# Intro to QLoRA

I have a basic understanding of what QLoRA is, but given its popularity and apparent success, I am not nearly familiar enough with it. These are my notes on the Hugging Face blog post about QLoRA and quantization. Later, I will also make a note with some examples.

Link: Making LLMs even more accessible with bitsandbytes, 4-bit quantization and QLoRA

## 1. Intro to Quantization

The post recommends reading the intro to this post first for some background on quantization. Key points:

- Models are getting bigger, making them harder and more expensive to run.
- Quantization is one way to make them smaller.
- int8 inference doesn't appear to significantly degrade model performance.

### Common data types used in ML

The size of a model is determined by the number of its parameters *and their precision*. Common types include:

- Float32 (FP32), which reserves 8 bits ffor the exponent, 23 bits for the mantissa, and 1 bit for the sign. Most hardware supports FP32 operations. This is called
*full precision*(4 bytes) - Float16 (fp16) reserves 5 bits for the exponent, 10 for the mantissa, 1 for the sign. Thus it can represent a far smaller range of numbers, resulting in a risk of overflowing or underflowing. The largest representable number in FP16 is 64k.

import numpy as np # Define two numbers within the FP16 range a = np.float16(10000) b = np.float16(10000) # Perform multiplication result = a * b # Check the result result

/tmp/ipykernel_12/2565578634.py:8: RuntimeWarning: overflow encountered in scalar multiply result = a * b

- The bfloat16 type was created to avoid these constraints. Bfloat16 reserves 8 bits for the exponent, 7 for the mantissa, and 1 for the sign. So we retain the range of FP32, but we lose 3 bits of precision w/r/t fp16. So there's no problem with big numbers, but we lose precision. fp16 and bf16 are both referred to as
*half precision*(2 bytes). - int8 is an 8-bit representation that can store 2
^{8}different values (between 0 and 255 for unsigned integers; between -128 and 127 for signed).

### Different types in training and inference

"Ideally" we should use FP32 for training and inference. But it is two times slower than half precision. So a mixed-precision approach is preferred. Weights are held in FP32 as a precise "main weights" reference. Computation in the forward/backward pass are done in fp16/bf16 to improve training speed. The fp16/bf16 gradients are used to update the fp32 weights.

During inference, there's no real need for the full-precision weights.

What happens when I load a model in bf16 and then train it? Is that still mixed precision? Or is bf16 the reference copy in that case?

### The FP8 Format

The FP8 format has two formats: E4M3 and E5M2 (where E=exponent, M=mantissa). E4M3 (higher precision, smaller range) is best suited for the forward pass, while E5M2 (lower precision, higher range) is better suited for the backward pass.

## QLoRA Paper Overview

QLoRA reduces the memory usage of LLM fine-tuning without appreciable loss of performance compared to half precision fine-tuning.

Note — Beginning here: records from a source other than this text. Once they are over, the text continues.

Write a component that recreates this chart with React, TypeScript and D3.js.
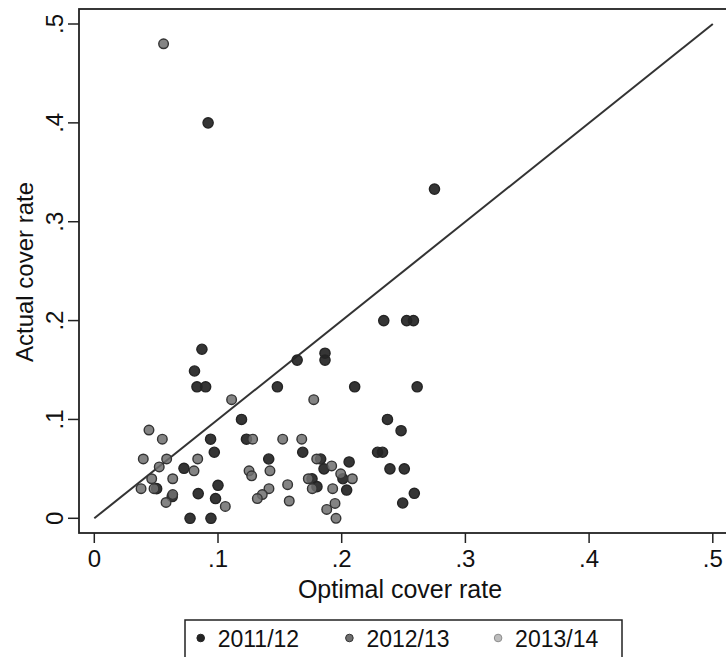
import React from 'react';
import { scaleLinear } from 'd3';

// optimal vs actual cover rate, per season
const series = ['2011/12', '2012/13', '2013/14'];

const optimal1112 = [
  0.275, 0.092, 0.087, 0.081, 0.083, 0.09, 0.164, 0.1865, 0.1865, 0.148,
  0.2105, 0.261, 0.234, 0.2525, 0.258, 0.119, 0.237, 0.248, 0.094, 0.123,
  0.097, 0.1685, 0.229, 0.233, 0.0725, 0.141, 0.206, 0.183, 0.1857, 0.239,
  0.2506, 0.1, 0.176, 0.201, 0.18, 0.204, 0.084, 0.098, 0.2587, 0.2493,
  0.0774, 0.0943, 0.0504, 0.063,
];
const actual1112 = [
  0.333, 0.4, 0.171, 0.149, 0.133, 0.133, 0.16, 0.167, 0.16, 0.133,
  0.133, 0.133, 0.2, 0.2, 0.2, 0.1, 0.1, 0.0886, 0.08, 0.08,
  0.0668, 0.0668, 0.0668, 0.0668, 0.0506, 0.06, 0.057, 0.06, 0.05, 0.05,
  0.05, 0.0334, 0.04, 0.04, 0.032, 0.0286, 0.025, 0.02, 0.0253, 0.0155,
  0, 0, 0.03, 0.022,
];

const optimal1213 = [
  0.056, 0.111, 0.1774, 0.0442, 0.055, 0.128, 0.1523, 0.1677, 0.0396, 0.0585,
  0.0836, 0.1798, 0.0525, 0.0806, 0.1251, 0.1272, 0.142, 0.1919, 0.1992, 0.2086,
  0.173, 0.0464, 0.0634, 0.0378, 0.0483, 0.1412, 0.1762, 0.1927, 0.1563, 0.0634,
  0.058, 0.1059, 0.1358, 0.1318, 0.1576, 0.1946, 0.1879, 0.1954,
];
const actual1213 = [
  0.48, 0.12, 0.12, 0.0893, 0.08, 0.08, 0.08, 0.08, 0.06, 0.06,
  0.06, 0.06, 0.052, 0.048, 0.048, 0.043, 0.048, 0.053, 0.045, 0.04,
  0.04, 0.04, 0.04, 0.03, 0.03, 0.03, 0.03, 0.03, 0.034, 0.024,
  0.016, 0.012, 0.024, 0.02, 0.0175, 0.015, 0.009, 0,
];

const optimal1314: number[] = [];
const actual1314: number[] = [];

const xTicks = [0, 0.1, 0.2, 0.3, 0.4, 0.5];
const yTicks = [0, 0.1, 0.2, 0.3, 0.4, 0.5];
const tickLabels = ['0', '.1', '.2', '.3', '.4', '.5'];

const W = 726;
const H = 657;
const frame = { left: 79, top: 9, bottom: 533, right: 740 };
const font = 'Liberation Sans, Arial, Helvetica, sans-serif';

const x = scaleLinear().domain([0, 0.5]).range([94.3, 712.8]);
const y = scaleLinear().domain([0, 0.5]).range([518.3, 24]);

const styles = [
  { fill: '#242424', stroke: '#242424', opacity: 0.92, r: 5.1 },
  { fill: '#6f6f6f', stroke: '#333333', opacity: 0.85, r: 4.8 },
  { fill: '#bdbdbd', stroke: '#8c8c8c', opacity: 0.85, r: 4.8 },
];

const data = [
  optimal1112.map((v, i) => [v, actual1112[i]]),
  optimal1213.map((v, i) => [v, actual1213[i]]),
  optimal1314.map((v, i) => [v, actual1314[i]]),
];

export default function App() {
  return (
    <svg
      width={W}
      height={H}
      style={{ position: 'absolute', left: 0, top: 0, background: '#fff' }}
      fontFamily={font}>
      <rect x={0} y={0} width={W} height={H} fill='#fff' />
      {/* 45 degree line */}
      <line
        x1={x(0)}
        y1={y(0)}
        x2={x(0.5)}
        y2={y(0.5)}
        stroke='#333'
        strokeWidth={2}
      />
      {data.map((pts, s) =>
        pts.map((d, i) => (
          <circle
            key={s + '-' + i}
            cx={x(d[0])}
            cy={y(d[1])}
            r={styles[s].r}
            fill={styles[s].fill}
            fillOpacity={styles[s].opacity}
            stroke={styles[s].stroke}
            strokeWidth={1.4}
          />
        ))
      )}
      {/* plot frame */}
      <rect
        x={frame.left}
        y={frame.top}
        width={frame.right - frame.left}
        height={frame.bottom - frame.top}
        fill='none'
        stroke='#222'
        strokeWidth={1.8}
      />
      {xTicks.map((t, i) => (
        <g key={'x' + i} transform={`translate(${x(t)},0)`}>
          <line y1={frame.bottom} y2={frame.bottom + 10} stroke='#222' strokeWidth={1.5} />
          <text y={567} textAnchor='middle' fontSize={24} fill='#111'>
            {tickLabels[i]}
          </text>
        </g>
      ))}
      {yTicks.map((t, i) => (
        <g key={'y' + i} transform={`translate(0,${y(t)})`}>
          <line x1={frame.left - 11} x2={frame.left} stroke='#222' strokeWidth={1.5} />
          <text
            transform='translate(63,0) rotate(-90)'
            textAnchor='middle'
            fontSize={24}
            fill='#111'>
            {tickLabels[i]}
          </text>
        </g>
      ))}
      <text x={400} y={598} textAnchor='middle' fontSize={25} fill='#111'>
        Optimal cover rate
      </text>
      <text
        transform='translate(33,272) rotate(-90)'
        textAnchor='middle'
        fontSize={24}
        fill='#111'>
        Actual cover rate
      </text>
      {/* legend */}
      <rect x={185} y={620} width={437} height={50} fill='#fff' stroke='#222' strokeWidth={1.5} />
      {series.map((name, i) => (
        <g key={name} transform={`translate(${200.7 + i * 148.7},638)`}>
          <circle
            r={3.8}
            fill={styles[i].fill}
            stroke={styles[i].stroke}
            strokeWidth={1}
          />
          <text x={17} y={8.5} fontSize={23} fill='#111'>
            {name}
          </text>
        </g>
      ))}
    </svg>
  );
}
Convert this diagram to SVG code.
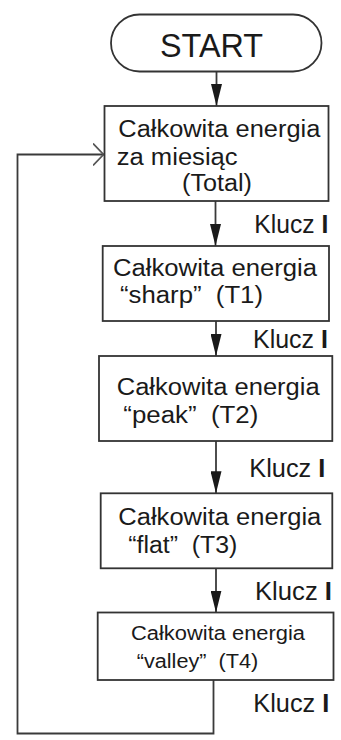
<svg xmlns="http://www.w3.org/2000/svg" width="341" height="740" viewBox="0 0 341 740">
<style>
.box{fill:#fff;stroke:#333;stroke-width:1.8}
.t{font-family:"Liberation Sans",Arial,sans-serif;font-size:23px;fill:#1a1a1a}
.ts{font-family:"Liberation Sans",Arial,sans-serif;font-size:20px;fill:#1a1a1a}
.k{font-family:"Liberation Sans",Arial,sans-serif;font-size:25px;fill:#1a1a1a}
.b{font-weight:bold}
.c{fill:none;stroke:#3a3a3a;stroke-width:1.8}
</style>
<defs>
<marker id="ah" markerUnits="userSpaceOnUse" viewBox="0 0 22 11" refX="22" refY="5.5" markerWidth="22" markerHeight="11" orient="auto">
<path d="M0,0 L22,5.5 L0,11 Z" fill="#1a1a1a"/>
</marker>
<marker id="oh" markerUnits="userSpaceOnUse" viewBox="0 0 12 24" refX="11" refY="12" markerWidth="12" markerHeight="24" orient="auto">
<path d="M0.5,1 L11,12 L0.5,23" fill="none" stroke="#555" stroke-width="1.8"/>
</marker>
</defs>
<g id="connectors">
<path class="c" d="M216.5,71.7 V106" marker-end="url(#ah)"/>
<path class="c" d="M215.5,201 V246" marker-end="url(#ah)"/>
<path class="c" d="M216,321 V356" marker-end="url(#ah)"/>
<path class="c" d="M216,441 V493.3" marker-end="url(#ah)"/>
<path class="c" d="M216,568.3 V612.5" marker-end="url(#ah)"/>
<path class="c" d="M213.5,680 V733.5 H17.5 V154.5 H103.5" marker-end="url(#oh)"/>
<text class="k" x="254.3" y="233.3" textLength="74" lengthAdjust="spacingAndGlyphs">Klucz <tspan class="b">I</tspan></text>
<text class="k" x="253" y="348.3" textLength="75" lengthAdjust="spacingAndGlyphs">Klucz <tspan class="b">I</tspan></text>
<text class="k" x="249.3" y="476.7" textLength="76" lengthAdjust="spacingAndGlyphs">Klucz <tspan class="b">I</tspan></text>
<text class="k" x="255" y="600" textLength="77" lengthAdjust="spacingAndGlyphs">Klucz <tspan class="b">I</tspan></text>
<text class="k" x="253.3" y="711.7" textLength="76" lengthAdjust="spacingAndGlyphs">Klucz <tspan class="b">I</tspan></text>
</g>
<g id="start">
<rect class="box" x="111" y="14.5" width="210.5" height="57" rx="28.5"/>
<text x="160" y="56.7" font-family="'Liberation Sans',Arial,sans-serif" font-size="32.6" fill="#1a1a1a" textLength="103" lengthAdjust="spacingAndGlyphs">START</text>
</g>
<g id="total">
<rect class="box" x="104.5" y="106" width="224" height="95"/>
<text class="t" x="118.3" y="136.7" textLength="202" lengthAdjust="spacingAndGlyphs">Całkowita energia</text>
<text class="t" x="116.7" y="165" textLength="121" lengthAdjust="spacingAndGlyphs">za miesiąc</text>
<text class="t" x="182" y="190.5" textLength="70" lengthAdjust="spacingAndGlyphs">(Total)</text>
</g>
<g id="t1">
<rect class="box" x="102.7" y="246" width="226.3" height="75"/>
<text class="t" x="113" y="276" textLength="204" lengthAdjust="spacingAndGlyphs">Całkowita energia</text>
<text class="t" x="120" y="303" textLength="143" lengthAdjust="spacingAndGlyphs">“sharp”&#160; (T1)</text>
</g>
<g id="t2">
<rect class="box" x="99" y="356" width="233.3" height="85"/>
<text class="t" x="116.7" y="395" textLength="203" lengthAdjust="spacingAndGlyphs">Całkowita energia</text>
<text class="t" x="123.3" y="423" textLength="135" lengthAdjust="spacingAndGlyphs">“peak”&#160; (T2)</text>
</g>
<g id="t3">
<rect class="box" x="100.7" y="493.3" width="231.6" height="75"/>
<text class="t" x="118.3" y="525" textLength="203" lengthAdjust="spacingAndGlyphs">Całkowita energia</text>
<text class="t" x="128.3" y="553" textLength="109" lengthAdjust="spacingAndGlyphs">“flat”&#160; (T3)</text>
</g>
<g id="t4">
<rect class="box" x="97.7" y="612.5" width="235.8" height="67.5"/>
<text class="ts" x="131" y="640" textLength="174" lengthAdjust="spacingAndGlyphs">Całkowita energia</text>
<text class="ts" x="136.7" y="668" textLength="121.6" lengthAdjust="spacingAndGlyphs">“valley”&#160; (T4)</text>
</g>
</svg>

The model to be fine-tuned is loaded in 4-bit precision and then the weights are frozen. A small number of trainable parameters are added in the form of *low-rank adapters*. The LoRA adapters are the only parameters updated during training.

QLoRA typically stores the base model weights in 4-bit NormalFloat, and uses bf16 for computation. Weights are dequantized from the storage type to perform the forward and backward passes gradients are only computed for the LoRA parameters, which use bf16. Weights are decompressed on an as-needed basis so memory usage stays low.

Key summary (from the original paper): "QLoRA backpropagates gradients through a frozen, 4-bit quantized pretrained language model into Low Rank Adapters~(LoRA)."